If that didn’t make any sense, look at this from Beau Lotto:
You can find the interactive demonstration here. The middle squares of the top and front surfaces look different (brown and orange respectively). But in fact they are identical, as you can see in the demo when you mask everything else. They look different in the main image because of the very different surrounding colours.
So what does this have to do with the dress? Well, it is not at all surprising that the dress appears to have different colours under different circumstances, since colour is so based upon context and the context could change.
But what is more interesting is that two people can look at the same image and disagree. Normally our perceptual systems will agree. But not always. Here is a classic perceptual ambiguity:
The Necker Cube (this one downloaded from Wikipedia) looks like a cube sitting on the ground. But wait… maybe it is floating in midair and we’re looking from underneath? In fact, there are two possible interpretations, and you can see both, but you can only see one at a time.

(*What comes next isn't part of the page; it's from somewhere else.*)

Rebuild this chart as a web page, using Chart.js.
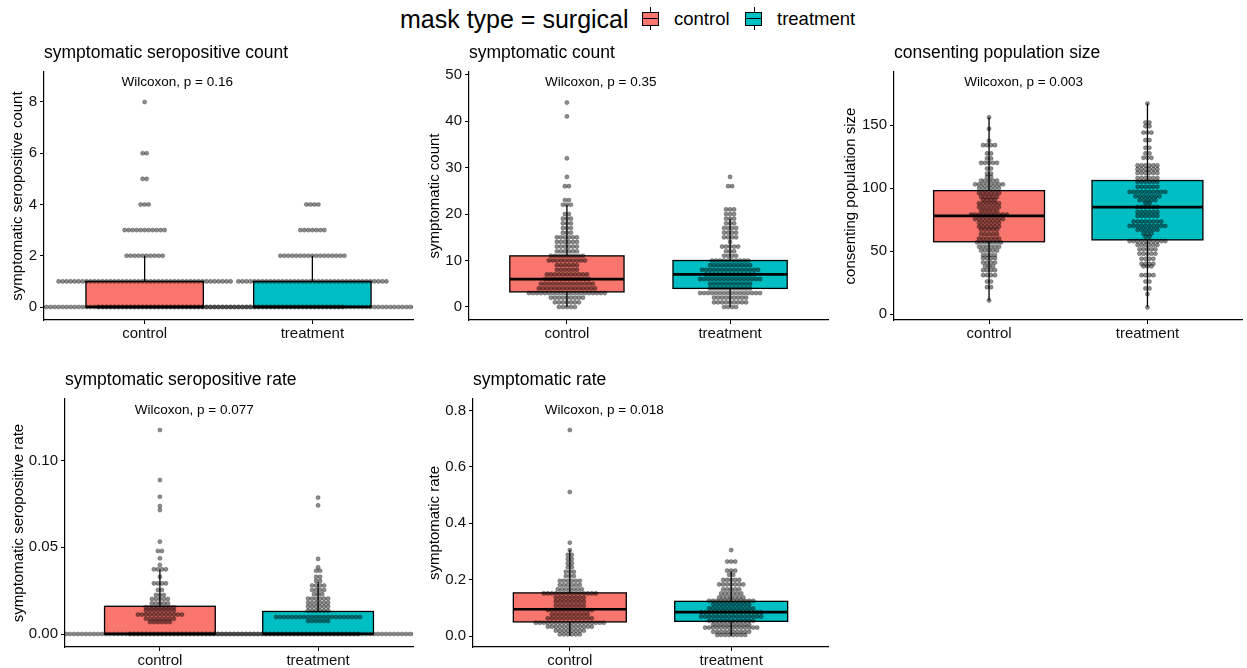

That seems to be occurring with The Dress. My guess is that different people are perceptually organizing the photograph in different ways, and once you see it one way it is hard to reorganize it and see the other colours. At this stage I don’t think we have a great explanation for why some people see one and other people see the other… but let me know what you think! I’ll update the post as smart people come up with answers!
UPDATE: My friend Derek Arnold pointed out on ABC radio that the ambiguity comes from whether your brain thinks the colour of the dress comes from the light or the dress itself. That is, if you see it as gold and white, you think the gold colour comes from the dress. But if you see it as blue and black, you think any gold in the picture is coming from the light (and therefore is not part of the dress).